Sydney and Melbourne house prices could rebound as the rate of development in Australia slumps to a six-year low

  • New building approvals have hit a six-year low, according to the latest figures, as the rate of construction continues to fall.
  • That’s bad new for the more than 1 million Australian employed in the construction industry, with approvals signalling upcoming demand.
  • It could however signal a bounce in Sydney and Melbourne house prices is on its way, with the risk of oversupply now off the table and auction clearance rates continuing to pick up.

There’s more bad news for the Australian economy as its construction sector, responsible for more than 1 million jobs, continues to slow.

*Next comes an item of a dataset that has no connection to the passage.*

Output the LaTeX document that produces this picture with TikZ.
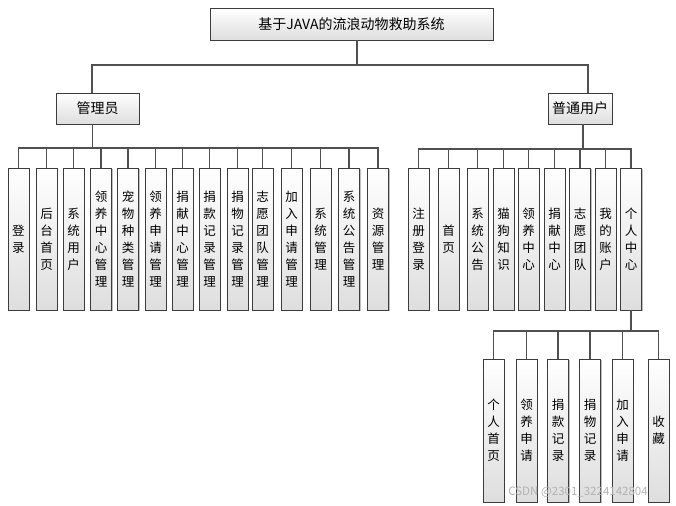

Australian housing approvals hit a six-year low, according to the Australian Bureau of Statistics (ABS), as softening property markets slash the profit incentive of developers and lending restrictions take their toll.

There were 14,501 new approvals in June, falling by more than 20% from their level last year, and 1.3% from last month. But those declines are even worse when you compare yearly figures.

In the 2018/19 financial year, there were 187,515 approvals in total. The year prior there were almost a fifth more (232,915).



The peak in construction activity was stimulated in part by rocketing prices in Sydney and Melbourne. Since declining, high-density apartments have been particularly hard hit, with the discovery of serious flaws in the integrity of Sydney apartments not helping — at least four buildings have been abandoned.

“Despite recent stimulus measures, the downwards trend in houses is set to continue over the remainder of 2019 given the weakness in land sales and the lag to the approval stage. Risk to the downside for the apartment market remains with apartment pre-sales remaining weak and build quality concerns escalating,” BIS Oxford Economics economist Maree Kilroy said in a note regarding the approval figures.

The building decline has been led by New South Wales, one of the largest housing markets in the country, where approvals dried up by 5.4% this month and almost 30% this year. South Australia and Western Australia aren’t far behind, both down by about a quarter over the same period. Meanwhile, Victorian approvals have declined by a more modest 11.4%.

With the number of approvals a forward indicator of construction activity to come, it’s a serious concern for those employed by the sector and the potential impact of a downturn.

It’s a slump the Reserve Bank of Australia (RBA) hopes its two rate cuts in two months will stop. Typically, as the cost of borrowing shrinks, the greater demand that shows up in the property market.



It would want to. The cost of a construction slump could slash as much as 0.5% off Australian economic growth, which could force the RBA’s hand if it doesn’t cut before then, AMP Capital chief economist Shane Oliver tweeted.


A possible upside of the dismal approval number is that it could help stabilise struggling markets by preventing an oversupply of property, particularly apartments.


As auction clearance rates continue to strengthen in Sydney and Melbourne, and demand is anticipated to return to the market coming into spring, prices could rebound.